Hager named Waikato University’s 2015 writer in residence
Author to receive $48,500 to enable a complete focus on writing.
Author to receive $48,500 to enable a complete focus on writing.
Dirty Politics author Nicky Hager’s younger sister has been announced as Waikato University’s writer in residence for 2015.
Mandy Hager is expected to take up the position, which lasts 12 months, in February next year.
There aren’t any teaching or lecturing duties associated with the award, the purpose of which is to allow the recipient the freedom to focus solely on writing.
However, in exchange for the emolument of $48,500 – jointly funded by the Waikato University and Creative New Zealand – the writer in residence is expected to “participate in the cultural life” of the tertiary institution and required to reside in Hamilton for the tenure of the award.
(Readers may wish to opine in the comments section whether these conditions mean the sum is too high or too low.)
The position is open to poets, novelists, short story writers, dramatists, and writers of serious nonfiction.
Unlike her sibling, who specialises in non-fiction political potboilers (though there are those who would take issue with that genre description), Ms Hager is best known for her young adult fiction, although her oeuvre also includes adult novels, short stories and scripts, as well as education resources for young people on such topics as drug education, climate change, violence against women and globalisation.
Ms Hager has previously won several awards, including an Honour Award in the 1996 Aim Children's Book Awards for her first book, Tom's Story (a picture book about a boy dealing with the grief of his father dying), the 2013 LIANZA Young Adult Fiction Award for The Nature of Ash (described as “a fast-paced, futuristic political thriller” in which New Zealand is caught between two warring super powers) and the 2014 LIANZA Young Adult Award for Dear Vincent (about “painting, suicide and Van Gogh”).
Her recent trilogy of young adult novels, The Blood of the Lamb, is set in a dystopian future in which the survivors of a global catastrophe are manipulated by an evil elite. It was given the tick by no less an authority than Margaret Mahy, who described the first instalment as being “like 1984 for teenagers – direct, passionate and powerful”.
This year Ms Hager was the recipient of the Katherine Mansfield Menton Fellowship, which provides the winner with funding for transport to and accommodation in Menton, France and is administered by Creative New Zealand.
There she started an adult novel about the life of Heloise d'Argeneuil and her doomed love-affair with Pierre Abelard, when she wasn't posting to her Twitter account and blog, which reveal she has similar political views to brother Nicky, although she’s inclined to express them in rather less temperate terms than her sibling.

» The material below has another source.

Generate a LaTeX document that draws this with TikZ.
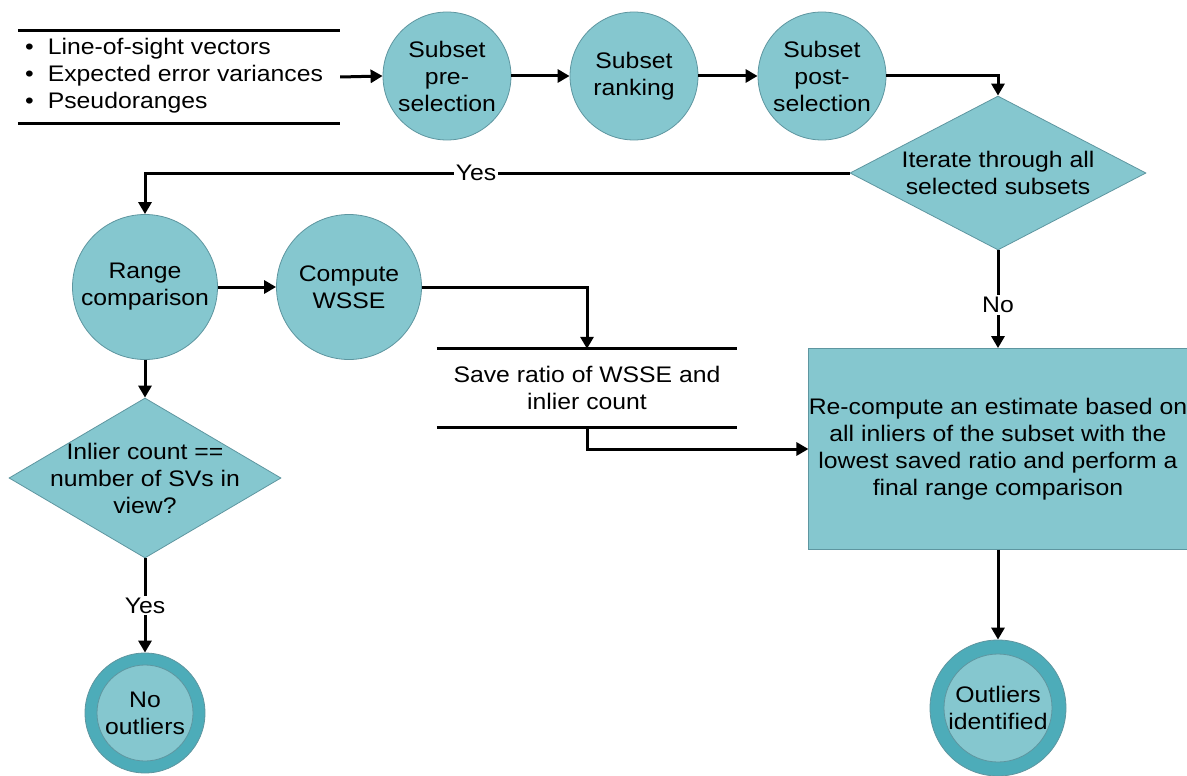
\documentclass[tikz,border=0pt]{standalone}
\usepackage{fontspec}
\setmainfont[FakeStretch=1.1]{Liberation Sans}
\usetikzlibrary{shapes.geometric,arrows.meta}
\definecolor{tfill}{RGB}{133,199,207}
\definecolor{tring}{RGB}{77,172,185}
\definecolor{tline}{RGB}{94,150,160}
\newcommand{\fsz}{\fontsize{22.5}{27}\selectfont}
\tikzset{
  proc/.style={circle, fill=tfill, draw=tline, line width=0.8pt, inner sep=0pt, align=center, font=\fsz},
  dec/.style={diamond, fill=tfill, draw=tline, line width=0.8pt, inner sep=0pt},
  dtext/.style={align=center, font=\fsz, inner sep=0pt},
  box/.style={rectangle, fill=tfill, draw=tline, line width=0.8pt, align=center, font=\fsz, inner xsep=0pt},
  frame/.style={inner sep=0pt},
  arr/.style={line width=3pt, -{Triangle[length=12pt,width=13pt]}},
  ln/.style={line width=3pt},
  lbl/.style={fill=white, font=\fsz, inner sep=2pt},
}
\begin{document}
\begin{tikzpicture}[x=1pt,y=-1pt]
\useasboundingbox (0,0) rectangle (1187,776);
% input list
\node[frame, minimum width=322pt, minimum height=92pt] (inp) at (179,77) {};
\node[anchor=west, align=left, font=\fsz, inner sep=0pt] (inptxt) at (25,76)
  {\textbullet\hspace{14pt}Line-of-sight vectors\\ \textbullet\hspace{14pt}Expected error variances\\ \textbullet\hspace{14pt}Pseudoranges};
\draw[ln] (inp.north west) -- (inp.north east);
\draw[ln] (inp.south west) -- (inp.south east);
% top circles
\node[proc, minimum size=128pt] (c1) at (447,76) {Subset\\pre-\\selection};
\node[proc, minimum size=128pt] (c2) at (634,76) {Subset\\ranking};
\node[proc, minimum size=128pt] (c3) at (822,76) {Subset\\post-\\selection};
% diamond 1
\node[dec, minimum width=296pt, minimum height=154pt] (d1) at (998,173) {};
\node[dtext] (d1t) at (d1) {Iterate through all\\selected subsets};
% second row
\node[proc, minimum size=145pt] (rc) at (145,287) {Range\\comparison};
\node[proc, minimum size=145pt] (cw) at (349,287) {Compute\\WSSE};
% save box
\node[frame, minimum width=300pt, minimum height=78pt] (save) at (587,388) {};
\node[dtext] (savet) at (587,388) {Save ratio of WSSE and\\inlier count};
\draw[ln] (save.north west) -- (save.north east);
\draw[ln] (save.south west) -- (save.south east);
% rectangle
\node[box, minimum width=378pt, minimum height=201pt] (rect) at (998,449)
  {Re-compute an estimate based on\\all inliers of the subset with the\\lowest saved ratio and perform a\\final range comparison};
% diamond 2
\node[dec, minimum width=272pt, minimum height=160pt] (d2) at (145,478) {};
\node[dtext] (d2t) at (d2) {Inlier count ==\\number of SVs in\\view?};
% terminal circles
\node[circle, fill=tring, draw=tline, line width=0.8pt, minimum size=120pt] (no) at (145,713) {};
\node[proc, minimum size=96pt] (noi) at (no) {No\\outliers};
\node[circle, fill=tring, draw=tline, line width=0.8pt, minimum size=136pt] (oid) at (998,708) {};
\node[proc, minimum size=108pt] (oidi) at (oid) {Outliers\\identified};
% connectors
\draw[arr] (inp.east) -- (c1.west);
\draw[arr] (c1.east) -- (c2.west);
\draw[arr] (c2.east) -- (c3.west);
\draw[arr] (c3.east) -| (d1.north);
\draw[arr] (d1.west) -| node[lbl, pos=0.265] {Yes} (rc.north);
\draw[arr] (d1.south) -- node[lbl, pos=0.56] {No} (rect.north);
\draw[arr] (rc.east) -- (cw.west);
\draw[arr] (cw.east) -| (save.north);
\draw[arr] (save.south) |- (rect.west);
\draw[arr] (rc.south) -- (d2.north);
\draw[arr] (d2.south) -- node[lbl, pos=0.5] {Yes} (no.north);
\draw[arr] (rect.south) -- (oid.north);
\end{tikzpicture}
\end{document}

Mr Hager has also been a beneficiary of Creative New Zealand funding this year.
A week-and-a-half before Dirty Politics was released, CNZ announced Mr Hager would receive funding for travel to and accommodation at the 2015 Venice Biennale as a special advisor to sculptor and installation artist Simon Denny, who is representing NZ at the event with a project provisionally titled Secret Power, which is inspired by Mr Hager’s 1996 of the same name.
The announcement briefly raised the tantalising prospect that, rather than an exposé of “how attack politics is poisoning New Zealand’s political environment”, Dirty Politics might actually have been an especially outré nationwide arts installation.
It also prompted prominent arts patron and ACT donor Dame Jenny Gibbs to pull her "significant” contribution from the general pool of Biennale funding and have it allocated instead to the new position of assistant curator to Venice for 2015.
“It is true I don't approve of Nicky Hager going, but that's because I don't approve of people living off stolen emails,” she said.
“It has absolutely nothing to do with politics. I would have the same feeling if they were taking Cameron Slater, or, for that matter, if it was the year Nicky did the ‘Corngate’ book. I just don't support people living off stolen emails and I don't care who that is.”